Frequently Asked Questions

What are the best stablecoins in 2026?

USDT, USDC, and DAI are consistently cited as the leading options in 2026 comparisons. They are optimized for different priorities: USDT for liquidity, USDC for transparency and compliance posture, and DAI for DeFi-native issuance and governance. The best choice depends on which failure mode matters most to you.

What is the safest stablecoin to hold long term?

USDC is positioned around transparency and regulatory compliance, with monthly reserve verification described as attestations or audits in the provided sources. That tends to appeal to users who want a clearer reserve story. The trade-off is accepting issuer control as part of the design.

How do I check stablecoin reserves and an attestation?

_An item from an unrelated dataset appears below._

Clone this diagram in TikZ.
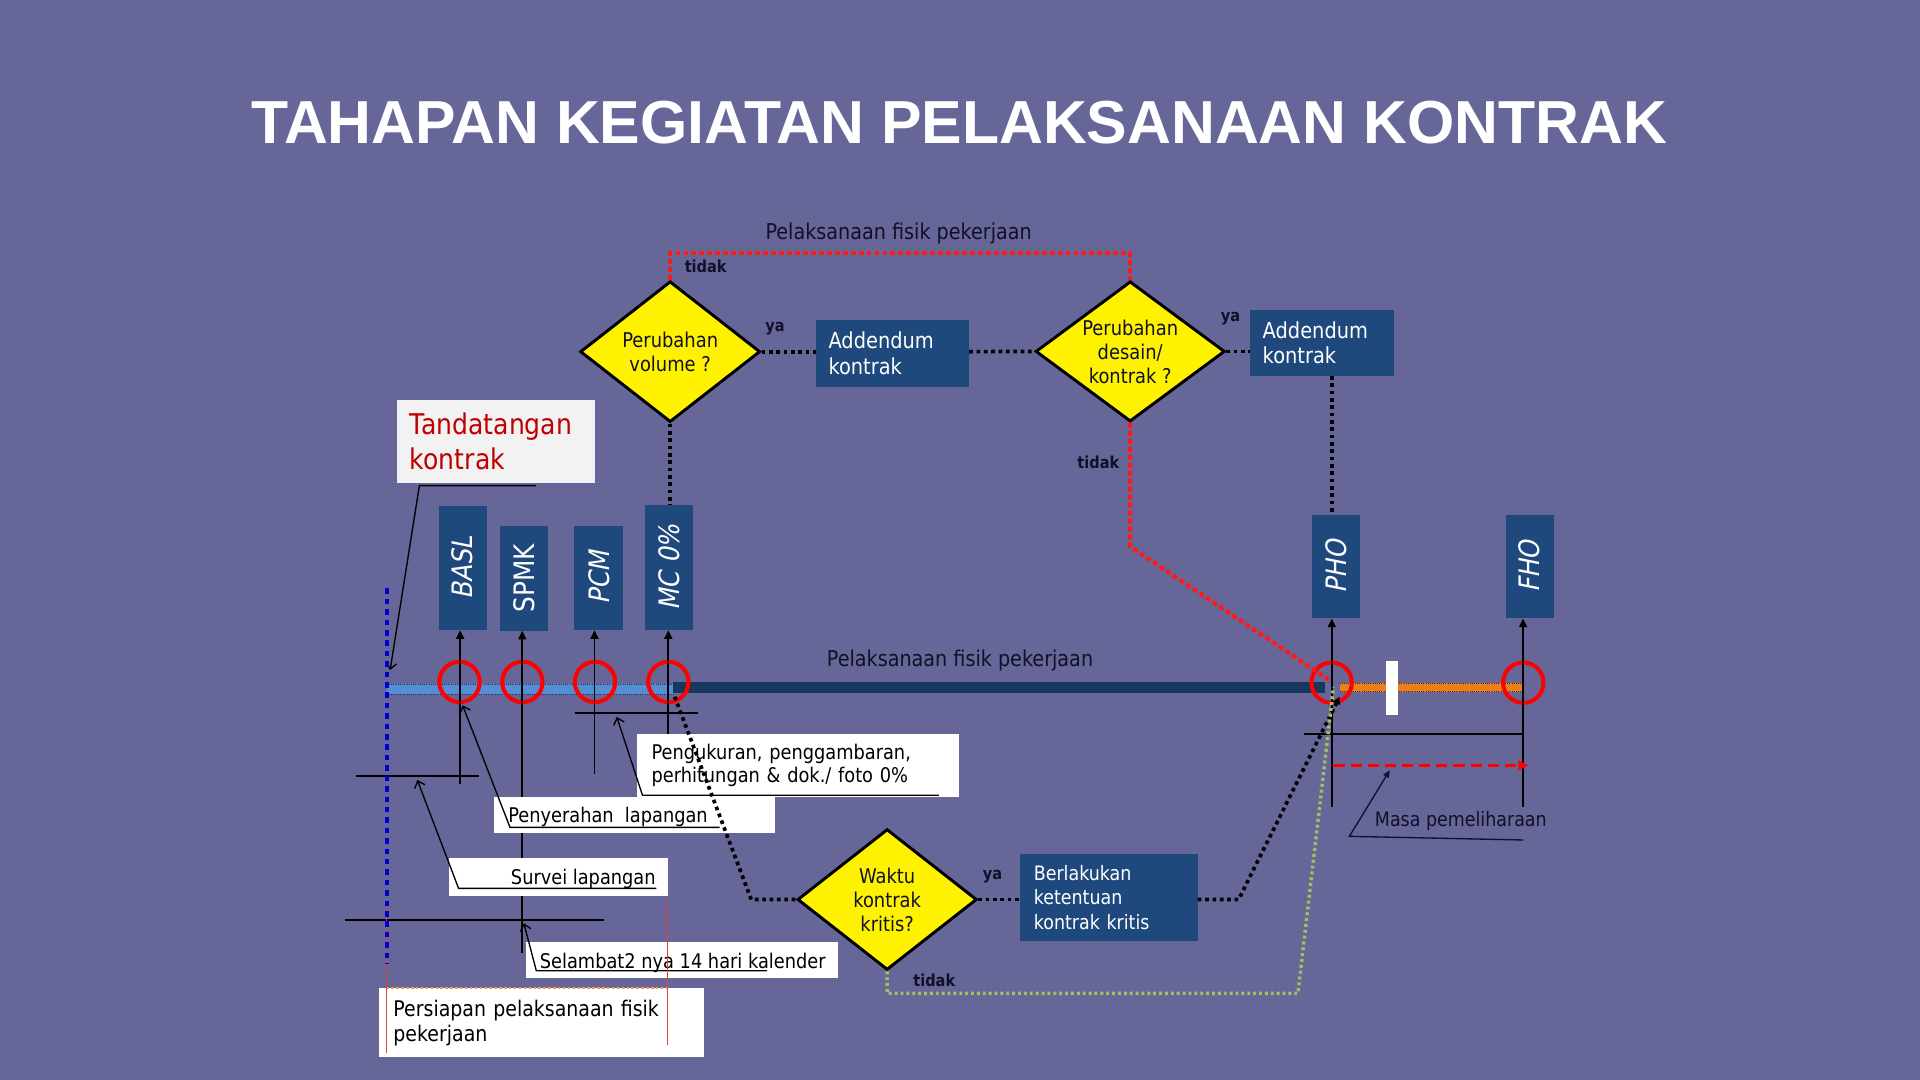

Start with the issuer’s published reserve materials and look for the date, the asset breakdown, and whether the document is an attestation or an audit. Bitget points to monthly USDC attestations with cash and Treasury breakdowns and to USDT quarterly reporting plus real-time reserve tracking resources. The key is what is being verified and how often, not the label.

Is DAI really decentralized if it uses USDC in its collateral mix?

DAI is described as issued via MakerDAO smart contracts and governed by a community process, which makes issuance and accounting on-chain. The provided sources also note that some centralized collateral can appear in the backing mix, including USDC. That means DAI can reduce single-issuer dependence while still carrying indirect exposure to centralized assets.

Why are algorithmic stablecoins usually excluded from “best stablecoins” lists?

The provided sources categorize stablecoins into fiat-backed, crypto-collateralized, and algorithmic designs. They also warn that algorithmic stablecoins have mostly failed, citing TerraUSD as an example. Without hard reserves or over-collateralization, confidence breaks can become self-reinforcing.